A pilot version of Billpoint had already taken shape in late 1999, before Wells Fargo entered the picture. But eBay officials realized that to operate Billpoint in a mass market, they needed expertise in credit review, payment authorization, and large-scale transaction management. Those weren't core eBay skills; they were what banks did. Since Wells Fargo had already helped eBay process some routine credit-card business, the bank quickly emerged as the logical partner.
Wells Fargo cemented the close alliance in February by putting up an undisclosed amount of money to buy a 35% stake in Billpoint. The other 65% remained in eBay's hands.
As the alliance has moved forward, Wells Fargo has focused on keeping Billpoint's banking underpinnings running smoothly. "We do a whole lot of things that the Internet needs," says Clyde Ostler. "Take something like keeping databases on deadbeats who pass bad checks. That takes time to build up, and it's one of our traditional strengths."

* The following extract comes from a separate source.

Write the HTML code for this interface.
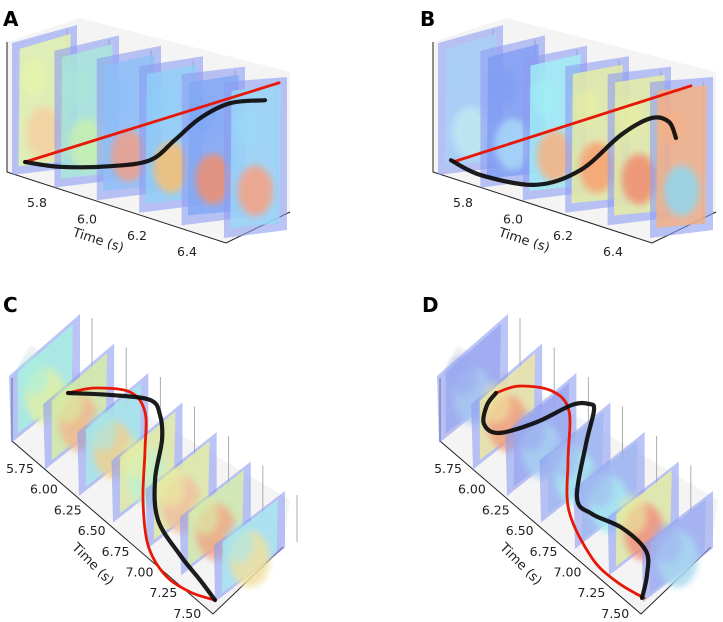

But Wells Fargo is a bit more tentative -- and a lot more inclined to learn from eBay -- when it comes to marketing the Billpoint service. There's an institutional memory within Wells Fargo of some consumer-banking initiatives in the mid-1990s that never attracted many users, despite the bank's belief that it was onto something big.
"You've got to know how to make public adoption happen," Banaugh says. The magic touch, she suspects, is eBay. After all, in its first five years, eBay attracted more than 10 million registered users -- a growth rate uncommon in the banking industry.
On a recent Friday, Banaugh and Billpoint marketing chief Ann Ruckstuhl, 37, meet at eBay's offices to talk about ways to woo the public. Wells Fargo brings the classic tools of financial marketing. Some 2.5 million Wells Fargo customers are due to get Billpoint leaflets in one of their next monthly statements. For all of June, Wells Fargo's California ATMs displayed a Billpoint-related message, and the Wells Fargo Web site included a Billpoint ad.
That's valuable, Ruckstuhl says, but eBay wants to add some more playful approaches too. What about online contests with $500 cash prizes? "You always want to make it fun," Ruckstuhl says. "In the end, eBay is about the thrill of the hunt."
Gradually, Wells Fargo executives are learning to see Internet marketing through eBay's eyes. At Wells Fargo, Banaugh says, the preferred way to handle customer-service issues is by phone. The bank goes to great lengths to publicize its toll-free numbers. But eBay prefers an email-centered approach. "We usually handle things 70% by phone and 30% by email," Banaugh says. "But with Billpoint, it's 1% by phone and 99% by email. If you visit the site, you really have to hunt for the 800-number. That was eBay's preference."
Fortunately for both companies, early signs show that Billpoint is rapidly winning public acceptance. By early July, Billpoint had attracted more than 20% of the seller base at eBay and was adding thousands of users a day. By the end of the year, Wells Fargo and eBay officials say, they will be making Billpoint technology available to all shoppers -- including people who aren't trading on eBay.
As a small sign of public acceptance, eBay's Ruckstuhl interrupted one meeting to describe her latest online adventure. "I was bidding on eBay for a glow-in-the-dark Beanie Baby for my children's school," she said. "I ended up the winning bidder at $9.95. So I emailed the seller, asking him if he would let me pay by electronic check," a new Billpoint service that lets people draw money directly out of their checking accounts and transfer it electronically.
"He emailed me back," Ruckstuhl gleefully recalled, "and told me, 'I'll offer you as many ways to pay as possible. If one of them sticks, fine.'"
Pamela Reed, 43, has been a pioneer for a long time. In 1993, she was a marketing specialist for a savings-and-loan association owned by Ford Motor Co. when a friend excitedly urged her to check out the Internet. She bought a modem for her Apple computer, opened an account with a tiny Internet-service provider -- and was enthralled. A few weeks later, she went to one of the first nonacademic-user group meetings in San Francisco.
"I wore makeup to the meeting," Reed sheepishly recalls. "I was horribly overdressed." But the more she discovered about the Internet's potential, the more she came to believe that this was where her next career would lie. In 1994, she joined Bank of America and negotiated an early alliance with America Online that made it easy for Bank of America customers to check their balances and to transfer funds from a desktop computer. Then, last year, when her boss jumped to Wells Fargo, Reed quickly made the same move.